» What you need to do:
Reproduce exactly only the lines from the line that holds "Write a Python" to the line that holds "top_yticks = [0, 5, 10, 15, 20, 25, 30]", inclusive, in the listing below, and please leave out every picture.
* begin Given data *
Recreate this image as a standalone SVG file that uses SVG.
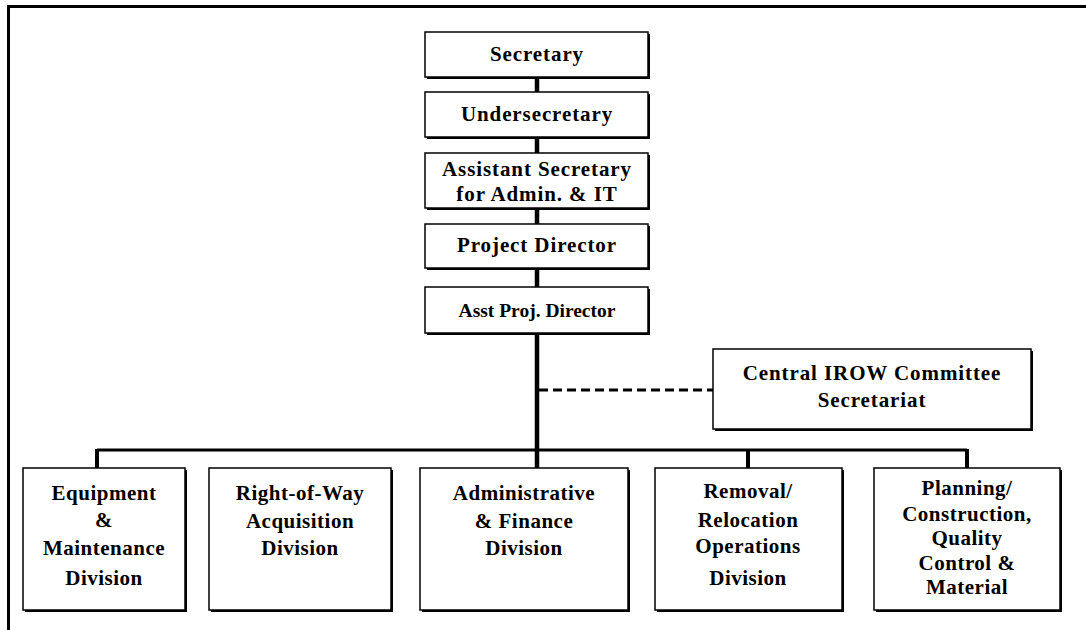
<svg xmlns="http://www.w3.org/2000/svg" width="1086" height="630" viewBox="0 0 1086 630">
  <style>
    .shadow { fill: #000; }
    .box { fill: #fff; stroke: #000; stroke-width: 1.5; }
    .lbl { font-family: "Liberation Serif", "Times New Roman", serif; font-weight: bold; font-size: 21px; letter-spacing: 0.9px; fill: #000; text-anchor: middle; }
    .small { font-size: 19.5px; letter-spacing: 0px; }
    .div { letter-spacing: 0.5px; }
    .line { stroke: #000; fill: none; }
  </style>
  <rect width="1086" height="630" fill="#fff"/>
  <!-- outer frame, open on right and bottom -->
  <path class="line" d="M8.5,630 V6.5 H1086" stroke-width="3"/>

  <!-- connectors -->
  <g id="connectors">
    <path class="line" d="M537,77 V468" stroke-width="4.5"/>
    <path class="line" d="M97,450 H967" stroke-width="3"/>
    <path class="line" d="M97,449 V468 M748,449 V468 M967,449 V468" stroke-width="4"/>
    <path class="line" d="M539,390 H713" stroke-width="3" stroke-dasharray="9 5"/>
  </g>

  <g id="secretary">
    <rect class="shadow" x="427" y="34" width="223" height="45"/>
    <rect class="box" x="425" y="32" width="223" height="45"/>
    <text class="lbl" x="537" y="61">Secretary</text>
  </g>
  <g id="undersecretary">
    <rect class="shadow" x="427" y="94" width="223" height="45"/>
    <rect class="box" x="425" y="92" width="223" height="45"/>
    <text class="lbl" x="537" y="121">Undersecretary</text>
  </g>
  <g id="asst-secretary">
    <rect class="shadow" x="427" y="155" width="223" height="55"/>
    <rect class="box" x="425" y="153" width="223" height="55"/>
    <text class="lbl" x="537" y="176">Assistant Secretary</text>
    <text class="lbl" x="537" y="201">for Admin. &amp; IT</text>
  </g>
  <g id="project-director">
    <rect class="shadow" x="427" y="226" width="223" height="44"/>
    <rect class="box" x="425" y="224" width="223" height="44"/>
    <text class="lbl" x="537" y="252">Project Director</text>
  </g>
  <g id="asst-project-director">
    <rect class="shadow" x="427" y="289" width="223" height="46"/>
    <rect class="box" x="425" y="287" width="223" height="46"/>
    <text class="lbl small" x="537" y="317">Asst Proj. Director</text>
  </g>
  <g id="irow-committee">
    <rect class="shadow" x="715" y="351" width="318" height="80"/>
    <rect class="box" x="713" y="349" width="318" height="80"/>
    <text class="lbl" x="872" y="380">Central IROW Committee</text>
    <text class="lbl" x="872" y="407">Secretariat</text>
  </g>

  <g id="equipment-division">
    <rect class="shadow" x="25" y="470" width="162" height="142"/>
    <rect class="box" x="23" y="468" width="162" height="142"/>
    <text class="lbl div" x="104" y="500">Equipment</text>
    <text class="lbl div" x="104" y="527">&amp;</text>
    <text class="lbl div" x="104" y="555">Maintenance</text>
    <text class="lbl div" x="104" y="585">Division</text>
  </g>
  <g id="row-division">
    <rect class="shadow" x="211" y="470" width="182" height="142"/>
    <rect class="box" x="209" y="468" width="182" height="142"/>
    <text class="lbl div" x="300" y="500">Right-of-Way</text>
    <text class="lbl div" x="300" y="528">Acquisition</text>
    <text class="lbl div" x="300" y="555">Division</text>
  </g>
  <g id="admin-finance-division">
    <rect class="shadow" x="422" y="470" width="208" height="142"/>
    <rect class="box" x="420" y="468" width="208" height="142"/>
    <text class="lbl div" x="524" y="500">Administrative</text>
    <text class="lbl div" x="524" y="528">&amp; Finance</text>
    <text class="lbl div" x="524" y="555">Division</text>
  </g>
  <g id="removal-division">
    <rect class="shadow" x="657" y="470" width="187" height="142"/>
    <rect class="box" x="655" y="468" width="187" height="142"/>
    <text class="lbl div" x="748" y="498">Removal/</text>
    <text class="lbl div" x="748" y="527">Relocation</text>
    <text class="lbl div" x="748" y="553">Operations</text>
    <text class="lbl div" x="748" y="585">Division</text>
  </g>
  <g id="planning-division">
    <rect class="shadow" x="876" y="470" width="186" height="142"/>
    <rect class="box" x="874" y="468" width="186" height="142"/>
    <text class="lbl div" x="967" y="495">Planning/</text>
    <text class="lbl div" x="967" y="521">Construction,</text>
    <text class="lbl div" x="967" y="545">Quality</text>
    <text class="lbl div" x="967" y="570">Control &amp;</text>
    <text class="lbl div" x="967" y="594">Material</text>
  </g>
</svg>
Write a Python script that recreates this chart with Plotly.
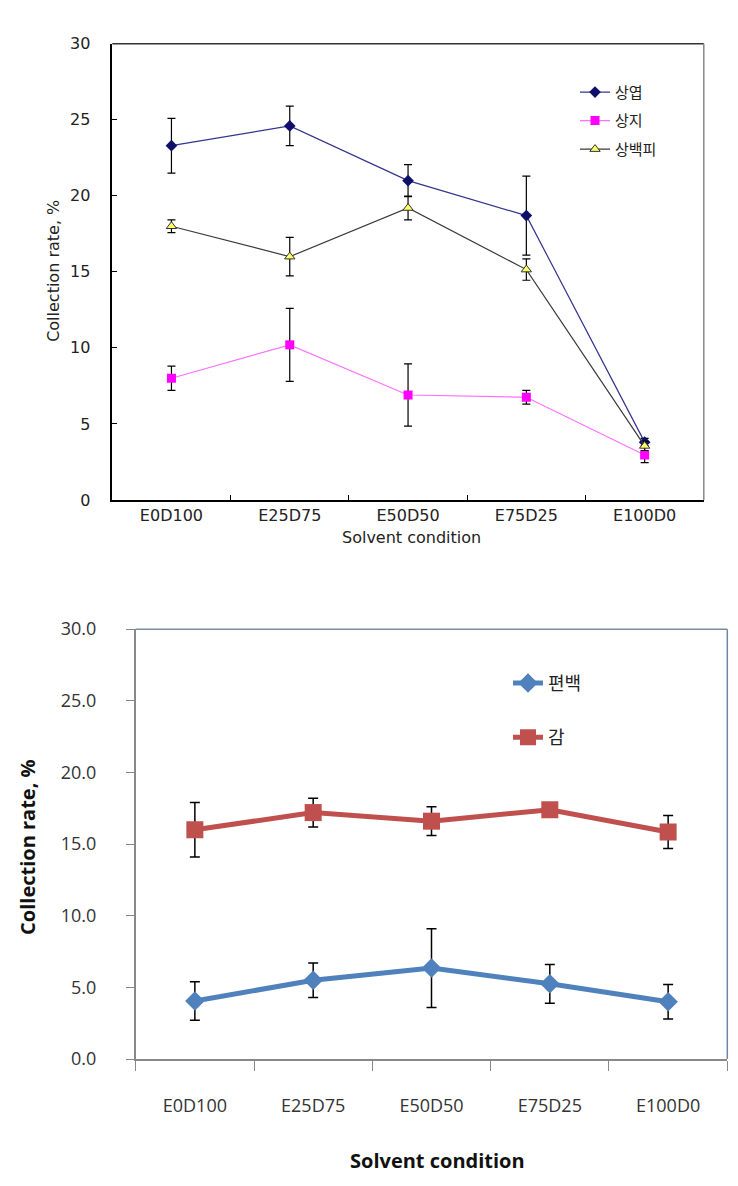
import plotly.graph_objects as go

categories = ['E0D100', 'E25D75', 'E50D50', 'E75D25', 'E100D0']

# top chart
leaf_name = '상엽'
leaf_vals = [23.3, 24.6, 21.0, 18.7, 3.8]
leaf_err = [1.8, 1.3, 1.05, 2.6, 0.25]
twig_name = '상지'
twig_vals = [8.0, 10.2, 6.9, 6.75, 2.95]
twig_err = [0.8, 2.4, 2.05, 0.45, 0.5]
bark_name = '상백피'
bark_vals = [18.0, 16.0, 19.2, 15.15, 3.55]
bark_err = [0.42, 1.27, 0.78, 0.7, 0.3]
top_yticks = [0, 5, 10, 15, 20, 25, 30]

# bottom chart
cypress_name = '편백'
cypress_vals = [4.05, 5.5, 6.35, 5.25, 4.0]
cypress_err = [1.35, 1.2, 2.75, 1.35, 1.2]
persim_name = '감'
persim_vals = [16.0, 17.2, 16.6, 17.4, 15.85]
persim_err = [1.9, 1.0, 1.0, 0.2, 1.15]
bot_yticks = [0, 5, 10, 15, 20, 25, 30]
bot_ytick_text = ['0.0', '5.0', '10.0', '15.0', '20.0', '25.0', '30.0']

W, H = 738, 1186
def px_x(p):
    return p / W
def px_y(p):
    return 1 - p / H

fig = go.Figure()

def err(arr, w, t=1.2):
    return dict(type='data', array=arr, visible=True, color='black', thickness=t, width=w)

fig.add_trace(go.Scatter(x=categories, y=leaf_vals, name=leaf_name, mode='lines+markers',
                         line=dict(color='#34348f', width=1.2),
                         marker=dict(symbol='diamond', size=9, color='#10106a'),
                         error_y=err(leaf_err, 4), xaxis='x', yaxis='y', legend='legend',
                         legendgroup='a'))
fig.add_trace(go.Scatter(x=categories, y=twig_vals, name=twig_name, mode='lines+markers',
                         line=dict(color='#ff70ff', width=1.2),
                         marker=dict(symbol='square', size=9, color='#ff00ff'),
                         error_y=err(twig_err, 4), xaxis='x', yaxis='y', legend='legend',
                         legendgroup='b'))
fig.add_trace(go.Scatter(x=categories, y=bark_vals, name=bark_name, mode='lines+markers',
                         line=dict(color='#3a3a3a', width=1.2),
                         marker=dict(symbol='triangle-up', size=9, color='#ffff66',
                                     line=dict(color='#333333', width=1)),
                         error_y=err(bark_err, 4), xaxis='x', yaxis='y', legend='legend',
                         legendgroup='c'))

fig.add_trace(go.Scatter(x=categories, y=cypress_vals, name=cypress_name, mode='lines+markers',
                         line=dict(color='#4f81bd', width=5),
                         marker=dict(symbol='diamond', size=15, color='#4f81bd'),
                         error_y=err(cypress_err, 5, 1.5), xaxis='x2', yaxis='y2', legend='legend2',
                         legendgroup='d'))
fig.add_trace(go.Scatter(x=categories, y=persim_vals, name=persim_name, mode='lines+markers',
                         line=dict(color='#c0504d', width=5),
                         marker=dict(symbol='square', size=17, color='#c0504d'),
                         error_y=err(persim_err, 5, 1.5), xaxis='x2', yaxis='y2', legend='legend2',
                         legendgroup='e'))

top_font = dict(family='DejaVu Sans', size=16, color='#222222')
bot_font = dict(family='Open Sans', size=18, color='#333333')

fig.update_layout(
    width=W, height=H,
    margin=dict(l=0, r=0, t=0, b=0),
    paper_bgcolor='white', plot_bgcolor='white',
    showlegend=True,
    xaxis=dict(domain=[px_x(104.3), px_x(695.8)], anchor='y', type='category',
               range=[-0.5, 4.5], tickson='boundaries', ticks='inside', ticklen=5,
               tickcolor='black', showline=True, linecolor='black', linewidth=1.5,
               showgrid=False, zeroline=False, tickfont=top_font, ticklabelstandoff=0),
    yaxis=dict(domain=[px_y(488.8), px_y(23.3)], anchor='x', range=[0, 30],
               tickvals=top_yticks, ticks='inside', ticklen=5, tickcolor='black',
               showline=True, linecolor='black', linewidth=1.5, showgrid=False,
               zeroline=False, tickfont=top_font, ticklabelstandoff=17),
    xaxis2=dict(domain=[px_x(127.7), px_x(719.3)], anchor='y2', type='category',
                range=[-0.5, 4.5], tickson='boundaries', ticks='outside', ticklen=10,
                tickcolor='#888888', showline=True, linecolor='#888888', linewidth=1.5,
                showgrid=False, zeroline=False, tickfont=bot_font, ticklabelstandoff=30),
    yaxis2=dict(domain=[px_y(1059.5), px_y(620.7)], anchor='x2', range=[0, 30],
                tickvals=bot_yticks, ticktext=bot_ytick_text, ticks='outside', ticklen=8,
                tickcolor='#888888', showline=True, linecolor='#888888', linewidth=1.5,
                showgrid=False, zeroline=False, tickfont=bot_font, ticklabelstandoff=26),
    legend=dict(x=px_x(567), y=px_y(56), xanchor='left', yanchor='top',
                font=dict(family='Noto Sans CJK KR', size=15, color='#222222'),
                bgcolor='rgba(0,0,0,0)', tracegroupgap=6),
    legend2=dict(x=px_x(500), y=px_y(657), xanchor='left', yanchor='top',
                 font=dict(family='Noto Sans CJK KR', size=18, color='#222222'),
                 bgcolor='rgba(0,0,0,0)', tracegroupgap=28),
    shapes=[
        dict(type='line', xref='x domain', yref='y domain', x0=0, x1=1, y0=1, y1=1,
             line=dict(color='#333333', width=1.5)),
        dict(type='line', xref='x domain', yref='y domain', x0=1, x1=1, y0=0, y1=1,
             line=dict(color='#888888', width=1.5)),
        dict(type='line', xref='x2 domain', yref='y2 domain', x0=0, x1=1, y0=1, y1=1,
             line=dict(color='#7a8aa3', width=1.5)),
        dict(type='line', xref='x2 domain', yref='y2 domain', x0=1, x1=1, y0=0, y1=1,
             line=dict(color='#6f86aa', width=1.5)),
    ],
    annotations=[
        dict(text='Solvent condition', xref='paper', yref='paper', x=px_x(403), y=px_y(527),
             showarrow=False, font=top_font, xanchor='center', yanchor='middle'),
        dict(text='Collection rate, %', xref='paper', yref='paper', x=px_x(46), y=px_y(255),
             showarrow=False, font=top_font, textangle=-90, xanchor='center', yanchor='middle'),
        dict(text='<b>Solvent condition</b>', xref='paper', yref='paper', x=px_x(430), y=px_y(1163),
             showarrow=False, font=dict(family='Open Sans', size=20, color='#111111'),
             xanchor='center', yanchor='middle'),
        dict(text='<b>Collection rate, %</b>', xref='paper', yref='paper', x=px_x(20), y=px_y(843),
             showarrow=False, font=dict(family='Open Sans', size=20, color='#111111'),
             textangle=-90, xanchor='center', yanchor='middle'),
    ],
)

fig.write_html('out.html')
* end Given data *
» Output of the task:
Write a Python script that recreates this chart with Plotly.
import plotly.graph_objects as go

categories = ['E0D100', 'E25D75', 'E50D50', 'E75D25', 'E100D0']

# top chart
leaf_name = '상엽'
leaf_vals = [23.3, 24.6, 21.0, 18.7, 3.8]
leaf_err = [1.8, 1.3, 1.05, 2.6, 0.25]
twig_name = '상지'
twig_vals = [8.0, 10.2, 6.9, 6.75, 2.95]
twig_err = [0.8, 2.4, 2.05, 0.45, 0.5]
bark_name = '상백피'
bark_vals = [18.0, 16.0, 19.2, 15.15, 3.55]
bark_err = [0.42, 1.27, 0.78, 0.7, 0.3]
top_yticks = [0, 5, 10, 15, 20, 25, 30]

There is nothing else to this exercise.